ALLAH'ım bizleri bu vakte ulaştırdığın için binler, milyonlar, zerreler âdetince sana şükürler olsun. Sana Kul olmayı ve senin emrettiğin gibi yaşamayı bizlere nasip et. Bizi İslâm diyarında dünyaya gönderdin ama bu diyarda Müslüman’ca yaşamayı bizlere nasip et. Kimliğinde İslâm yazıp, İslamiyet’e düşman olanlardan bizleri uzak tut yarabbi, nefislerimizi senin Habibin Peygamberin Muhammed Mustafa (sav) sünneti ile ıslah et. O yaşayan Kur'ân peygamberimiz başımızın tacı onun sancağı altında bizleri huzuruna al yarabbi. Peygamberimizden bu tarafa gelen bütün İslam büyüklerinin ve ona tabi olanların birlik dirlik kardeşliği için bizleri nefsimize esir etme yarabbi. Birlik ve dirliğimizi muhafaza et yarabbi. Benim imanımı takviye eden beni sana ulaştıran ahir zaman tefsiri risale-i nurları muhafaza et yarabbi, Kâfirin Deccalın, süfyanın yapmak isteyip de yapamadığını münafıklar yapmaya çalışıyor, sana şikâyet ediyor ve davacı olduğumu beyan ediyorum. Bizi Bize bırakma ya rabbi bizleri ittihadı islamın güzellikleriyle güzelleştir. Sana yalvarıyor ve Senden istiyorum. Bizleri emrettiğin şekilde yaşama ve Huzuruna gelme imtihanında başarılı kıl ya Rabbi. ÂMİN
*ALLAHIN VERDİĞİ NİMETLERE BOLCA ŞÜKREDELİM
Şükür nimeti ziyadeleştirir, halimize her daim şükretmemiz lazım. Muntazam bir makina gibi bizi yarattığı için. Ancak biz patosa saman balyası atar gibi gıdaları habire mide fabrikasına gönderiyoruz.

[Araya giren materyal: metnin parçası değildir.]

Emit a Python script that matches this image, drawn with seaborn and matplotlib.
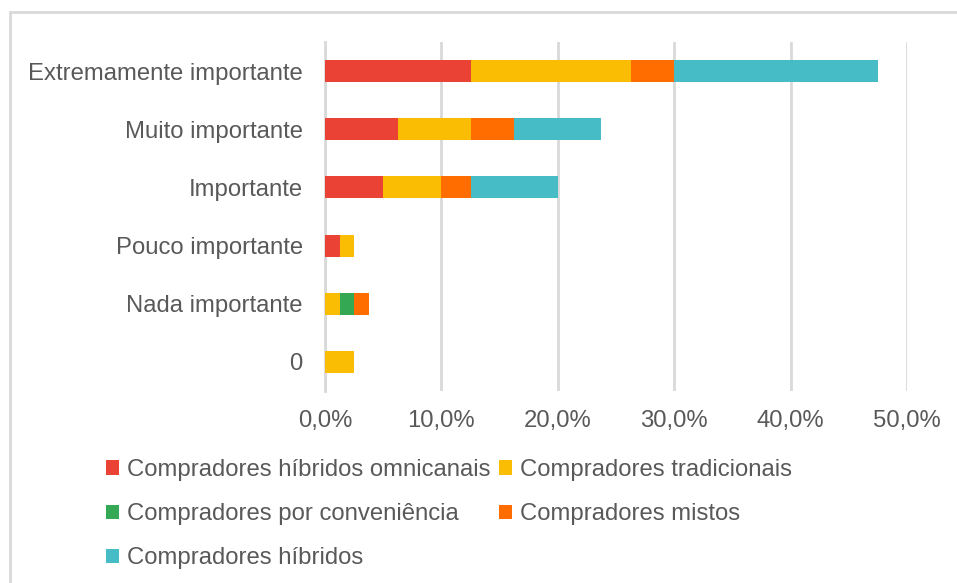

Aldığımız lezzet ise ağız girişi ile boğaz girişi arası. Bu nedenle atalarımız der. "Bal yiyen baldan usanır."
*RİSALE-İ NURDAN
İnsan, sair hayvanata muhalif olarak, hanesiyle alâkadar olduğu misillü, dünya ile alâkadardır; ve akaribiyle münasebettar olduğu gibi, nev-i beşer ile de ciddî ve fıtrî münasebettardır; ve dünyada muvakkat bekasını arzuladığı gibi, bir dâr-ı ebedîde bekasını aşk derecesinde arzuluyor; ve midesinin gıda ihtiyacını temin etmeye çalıştığı gibi, dünya kadar geniş, belki ebede kadar uzanan sofraları ve gıdaları, akıl ve kalp ve ruh ve insaniyet mideleri için tedarik etmeye fıtraten mecburdur, çabalıyor; ve öyle arzuları ve matlâpları var ki, ebedî saadetten başka hiçbir şey onları tatmin etmiyor. Hatta “onuncu söz”de işaret edildiği gibi, bir zaman –küçüklüğümde– hayalimden sordum: “sana bir milyon sene ömür ve dünya saltanatı verilmesini, fakat sonra ademe ve hiçliğe düşmesini mi istersin? Yoksa, bâkî, fakat adî ve meşakkatli bir vücudu mu istersin?” dedim. Baktım, ikincisini arzulayıp birincisinden “Ah!” çekti, “Cehennem de olsa beka isterim” dedi. İşte, madem mahiyet-i insaniyenin bir hizmetkârı olan kuvve-i hayaliyeyi bu dünya lezzetleri tatmin etmiyor; elbette gayet cami mahiyet-i insaniye, ebediyetle fıtraten alâkadardır. İşte bu hadsiz arzu ve emellere bağlı olduğu hâlde, sermayesi bir cüz’î cüz-i ihtiyarî ve fakr-ı mutlak bir insana, ahirete iman ne derece kuvvetli ve kâfi ve vâfi bir hazine, bir medar-ı saadet ve lezzet, bir medar-ı istimdat, bir merci ve dünyanın hadsiz gamlarına karşı bir medar-ı teselli olduğu, öyle bir meyve ve faydadır ki, onu kazanmak yolunda dünya hayatını feda etse yine ucuzdur.